Only the lines from the start of the data through the line containing "const gcMeErr = [23, 25];" should be written out, exactly as they are, with both ends included and the pictures left out.

--- start DATA SECTION ---

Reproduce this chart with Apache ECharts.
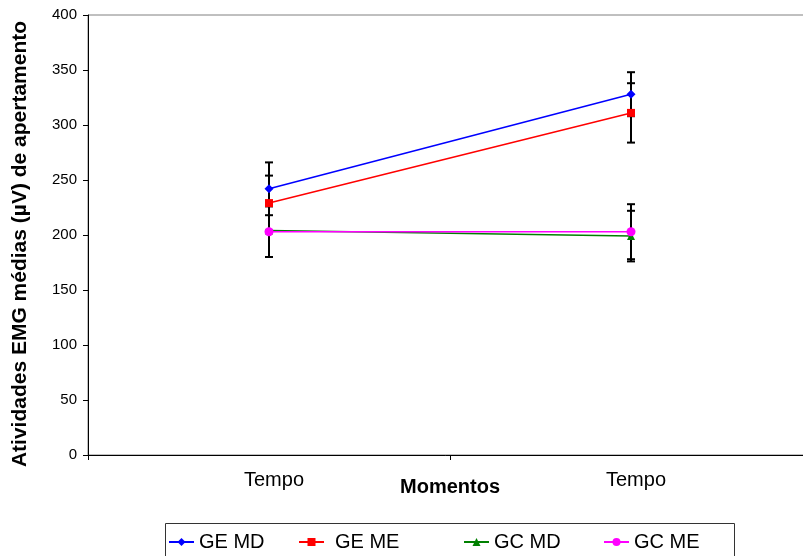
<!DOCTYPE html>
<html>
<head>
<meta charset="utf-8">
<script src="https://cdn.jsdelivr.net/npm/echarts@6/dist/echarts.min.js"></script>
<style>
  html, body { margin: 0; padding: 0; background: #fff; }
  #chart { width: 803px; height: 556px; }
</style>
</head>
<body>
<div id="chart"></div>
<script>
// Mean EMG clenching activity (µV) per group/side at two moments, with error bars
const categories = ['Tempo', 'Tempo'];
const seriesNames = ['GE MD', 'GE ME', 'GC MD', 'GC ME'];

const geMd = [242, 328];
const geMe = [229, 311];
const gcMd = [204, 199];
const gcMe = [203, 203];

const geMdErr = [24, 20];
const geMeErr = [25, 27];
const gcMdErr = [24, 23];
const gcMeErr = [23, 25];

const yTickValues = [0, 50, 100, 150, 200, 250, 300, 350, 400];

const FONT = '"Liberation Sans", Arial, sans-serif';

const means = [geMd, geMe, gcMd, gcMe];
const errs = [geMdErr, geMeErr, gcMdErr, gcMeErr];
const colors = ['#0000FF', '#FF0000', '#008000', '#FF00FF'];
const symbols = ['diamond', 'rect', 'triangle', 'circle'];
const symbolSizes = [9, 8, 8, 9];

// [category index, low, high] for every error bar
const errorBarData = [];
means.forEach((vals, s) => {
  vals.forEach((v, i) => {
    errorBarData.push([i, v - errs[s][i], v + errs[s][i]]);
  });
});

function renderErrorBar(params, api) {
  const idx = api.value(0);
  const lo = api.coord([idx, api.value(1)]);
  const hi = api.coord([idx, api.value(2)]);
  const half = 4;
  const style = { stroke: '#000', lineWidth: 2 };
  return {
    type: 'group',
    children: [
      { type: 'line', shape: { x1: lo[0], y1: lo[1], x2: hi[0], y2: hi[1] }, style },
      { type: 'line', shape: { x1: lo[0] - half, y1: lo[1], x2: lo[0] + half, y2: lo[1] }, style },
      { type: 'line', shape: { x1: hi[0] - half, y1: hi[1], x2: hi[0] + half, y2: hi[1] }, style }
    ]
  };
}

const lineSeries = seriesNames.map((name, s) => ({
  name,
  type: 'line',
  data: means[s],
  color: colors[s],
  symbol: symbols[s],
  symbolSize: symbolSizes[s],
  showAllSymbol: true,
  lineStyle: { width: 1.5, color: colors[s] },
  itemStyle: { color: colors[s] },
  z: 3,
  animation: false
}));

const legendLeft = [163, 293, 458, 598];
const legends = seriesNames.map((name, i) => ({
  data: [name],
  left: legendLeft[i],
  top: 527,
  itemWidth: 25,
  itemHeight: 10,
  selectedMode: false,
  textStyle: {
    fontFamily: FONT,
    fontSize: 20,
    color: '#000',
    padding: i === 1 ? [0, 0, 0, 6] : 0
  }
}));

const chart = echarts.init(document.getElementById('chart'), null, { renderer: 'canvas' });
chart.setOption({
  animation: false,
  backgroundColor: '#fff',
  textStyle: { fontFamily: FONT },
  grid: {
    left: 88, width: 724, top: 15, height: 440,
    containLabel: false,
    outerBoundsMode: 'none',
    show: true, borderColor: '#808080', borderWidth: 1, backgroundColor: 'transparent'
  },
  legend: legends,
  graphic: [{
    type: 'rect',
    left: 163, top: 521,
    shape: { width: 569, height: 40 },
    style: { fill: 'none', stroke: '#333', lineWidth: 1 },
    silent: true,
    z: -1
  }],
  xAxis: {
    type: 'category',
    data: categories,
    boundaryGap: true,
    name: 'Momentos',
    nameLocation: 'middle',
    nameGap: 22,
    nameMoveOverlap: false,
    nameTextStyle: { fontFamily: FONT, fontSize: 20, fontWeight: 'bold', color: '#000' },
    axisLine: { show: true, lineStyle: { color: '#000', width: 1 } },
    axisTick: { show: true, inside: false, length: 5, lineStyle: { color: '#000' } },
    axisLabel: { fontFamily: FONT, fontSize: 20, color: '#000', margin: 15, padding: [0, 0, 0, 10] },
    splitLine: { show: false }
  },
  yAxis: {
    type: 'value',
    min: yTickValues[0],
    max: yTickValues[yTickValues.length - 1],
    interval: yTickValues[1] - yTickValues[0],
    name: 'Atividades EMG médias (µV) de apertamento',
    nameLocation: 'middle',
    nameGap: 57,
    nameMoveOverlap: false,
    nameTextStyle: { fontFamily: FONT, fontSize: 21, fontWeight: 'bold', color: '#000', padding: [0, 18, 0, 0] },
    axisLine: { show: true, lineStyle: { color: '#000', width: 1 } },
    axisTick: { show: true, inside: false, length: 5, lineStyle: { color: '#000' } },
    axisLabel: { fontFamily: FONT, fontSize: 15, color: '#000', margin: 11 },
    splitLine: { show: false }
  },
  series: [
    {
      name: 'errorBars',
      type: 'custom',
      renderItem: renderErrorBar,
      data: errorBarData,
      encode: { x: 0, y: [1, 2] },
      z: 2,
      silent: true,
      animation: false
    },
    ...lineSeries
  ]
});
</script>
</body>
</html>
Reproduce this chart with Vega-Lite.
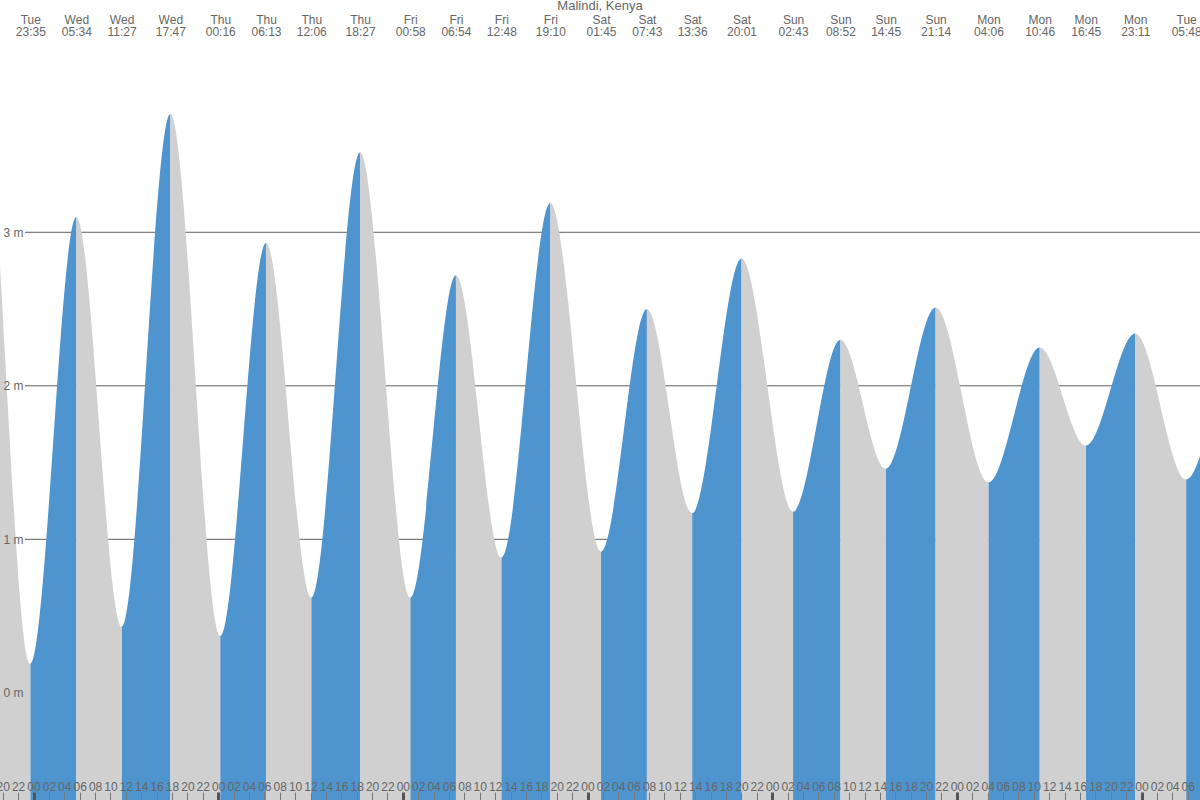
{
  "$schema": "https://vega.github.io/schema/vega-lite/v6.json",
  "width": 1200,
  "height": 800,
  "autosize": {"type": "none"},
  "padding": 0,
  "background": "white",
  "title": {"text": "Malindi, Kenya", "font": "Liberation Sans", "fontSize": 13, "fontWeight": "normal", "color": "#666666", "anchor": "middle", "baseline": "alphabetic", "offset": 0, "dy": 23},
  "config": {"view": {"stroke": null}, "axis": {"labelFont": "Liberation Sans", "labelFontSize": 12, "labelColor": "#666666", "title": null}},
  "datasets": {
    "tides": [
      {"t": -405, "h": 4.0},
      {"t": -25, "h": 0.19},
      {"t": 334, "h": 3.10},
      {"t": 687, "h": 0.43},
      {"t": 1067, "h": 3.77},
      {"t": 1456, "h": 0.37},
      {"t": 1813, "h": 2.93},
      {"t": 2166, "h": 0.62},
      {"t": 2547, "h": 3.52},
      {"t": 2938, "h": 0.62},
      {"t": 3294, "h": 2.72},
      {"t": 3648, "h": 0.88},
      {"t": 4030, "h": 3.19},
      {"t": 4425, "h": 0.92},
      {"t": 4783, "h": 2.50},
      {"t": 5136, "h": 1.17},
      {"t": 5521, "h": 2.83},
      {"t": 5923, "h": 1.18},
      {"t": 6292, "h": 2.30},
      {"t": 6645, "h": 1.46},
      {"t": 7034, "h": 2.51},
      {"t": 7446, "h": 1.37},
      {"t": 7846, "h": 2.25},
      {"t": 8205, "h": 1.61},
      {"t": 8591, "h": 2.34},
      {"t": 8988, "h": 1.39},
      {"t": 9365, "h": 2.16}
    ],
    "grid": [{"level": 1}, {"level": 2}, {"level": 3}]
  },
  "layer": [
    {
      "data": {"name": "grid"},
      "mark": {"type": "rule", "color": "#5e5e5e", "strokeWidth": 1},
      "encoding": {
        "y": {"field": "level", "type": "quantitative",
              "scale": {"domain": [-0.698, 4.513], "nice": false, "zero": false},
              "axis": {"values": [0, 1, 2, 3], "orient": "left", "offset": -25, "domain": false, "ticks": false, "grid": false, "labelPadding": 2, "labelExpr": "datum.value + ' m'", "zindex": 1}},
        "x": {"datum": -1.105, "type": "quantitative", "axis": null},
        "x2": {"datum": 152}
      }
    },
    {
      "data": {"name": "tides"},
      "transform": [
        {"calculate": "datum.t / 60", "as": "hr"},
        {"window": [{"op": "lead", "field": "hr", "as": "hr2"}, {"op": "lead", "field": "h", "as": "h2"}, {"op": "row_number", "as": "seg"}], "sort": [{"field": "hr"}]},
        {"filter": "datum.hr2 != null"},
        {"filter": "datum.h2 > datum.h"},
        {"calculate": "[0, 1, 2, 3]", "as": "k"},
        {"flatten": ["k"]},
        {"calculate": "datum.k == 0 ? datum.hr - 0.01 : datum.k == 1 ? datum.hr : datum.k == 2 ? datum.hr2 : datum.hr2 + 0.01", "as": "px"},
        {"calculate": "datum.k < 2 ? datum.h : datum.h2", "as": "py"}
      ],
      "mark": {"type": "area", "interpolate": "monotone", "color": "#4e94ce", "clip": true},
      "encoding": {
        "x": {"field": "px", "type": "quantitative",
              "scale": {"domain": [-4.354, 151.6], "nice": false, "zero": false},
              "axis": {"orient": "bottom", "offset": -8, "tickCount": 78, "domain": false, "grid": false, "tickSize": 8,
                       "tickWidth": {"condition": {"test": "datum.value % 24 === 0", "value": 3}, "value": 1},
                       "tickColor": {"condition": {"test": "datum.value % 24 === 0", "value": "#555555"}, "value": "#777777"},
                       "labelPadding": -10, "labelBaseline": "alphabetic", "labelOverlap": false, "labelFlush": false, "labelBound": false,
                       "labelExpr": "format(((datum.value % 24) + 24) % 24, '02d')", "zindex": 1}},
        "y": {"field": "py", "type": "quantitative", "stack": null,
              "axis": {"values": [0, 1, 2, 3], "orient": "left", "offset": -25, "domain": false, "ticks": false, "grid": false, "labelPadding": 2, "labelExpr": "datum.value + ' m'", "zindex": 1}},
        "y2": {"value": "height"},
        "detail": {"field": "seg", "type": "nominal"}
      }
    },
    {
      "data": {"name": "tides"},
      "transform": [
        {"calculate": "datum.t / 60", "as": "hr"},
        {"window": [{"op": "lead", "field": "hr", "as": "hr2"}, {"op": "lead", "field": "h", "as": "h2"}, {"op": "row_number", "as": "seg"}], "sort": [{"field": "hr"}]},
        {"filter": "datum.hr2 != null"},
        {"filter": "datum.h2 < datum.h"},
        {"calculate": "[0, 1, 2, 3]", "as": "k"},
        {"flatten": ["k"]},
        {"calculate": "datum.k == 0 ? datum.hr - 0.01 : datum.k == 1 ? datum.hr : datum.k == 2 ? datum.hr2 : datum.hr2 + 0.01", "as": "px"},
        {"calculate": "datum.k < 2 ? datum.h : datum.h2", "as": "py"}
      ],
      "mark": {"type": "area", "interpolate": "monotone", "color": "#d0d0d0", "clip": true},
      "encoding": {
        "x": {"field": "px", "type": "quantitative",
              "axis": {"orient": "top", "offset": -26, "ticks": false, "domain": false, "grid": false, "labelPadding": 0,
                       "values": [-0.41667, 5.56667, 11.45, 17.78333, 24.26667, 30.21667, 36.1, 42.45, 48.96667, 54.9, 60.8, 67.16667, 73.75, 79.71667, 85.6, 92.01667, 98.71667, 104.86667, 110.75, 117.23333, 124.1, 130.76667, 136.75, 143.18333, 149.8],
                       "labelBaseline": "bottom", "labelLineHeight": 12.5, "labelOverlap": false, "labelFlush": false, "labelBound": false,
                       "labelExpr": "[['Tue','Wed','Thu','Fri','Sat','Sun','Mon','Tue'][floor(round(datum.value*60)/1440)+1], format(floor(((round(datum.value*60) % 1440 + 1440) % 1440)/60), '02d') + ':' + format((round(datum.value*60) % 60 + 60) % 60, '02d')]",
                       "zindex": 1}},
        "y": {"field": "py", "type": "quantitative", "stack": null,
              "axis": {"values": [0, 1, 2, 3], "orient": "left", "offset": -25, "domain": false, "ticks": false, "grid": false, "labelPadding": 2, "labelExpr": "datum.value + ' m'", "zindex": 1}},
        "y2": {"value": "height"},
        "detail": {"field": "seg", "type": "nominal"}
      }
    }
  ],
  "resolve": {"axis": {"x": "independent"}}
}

--- end DATA SECTION ---

**FINISHED TASK**
Reproduce this chart with Apache ECharts.
<!DOCTYPE html>
<html>
<head>
<meta charset="utf-8">
<script src="https://cdn.jsdelivr.net/npm/echarts@6/dist/echarts.min.js"></script>
<style>
  html, body { margin: 0; padding: 0; background: #fff; }
  #chart { width: 803px; height: 556px; }
</style>
</head>
<body>
<div id="chart"></div>
<script>
// Mean EMG clenching activity (µV) per group/side at two moments, with error bars
const categories = ['Tempo', 'Tempo'];
const seriesNames = ['GE MD', 'GE ME', 'GC MD', 'GC ME'];

const geMd = [242, 328];
const geMe = [229, 311];
const gcMd = [204, 199];
const gcMe = [203, 203];

const geMdErr = [24, 20];
const geMeErr = [25, 27];
const gcMdErr = [24, 23];
const gcMeErr = [23, 25];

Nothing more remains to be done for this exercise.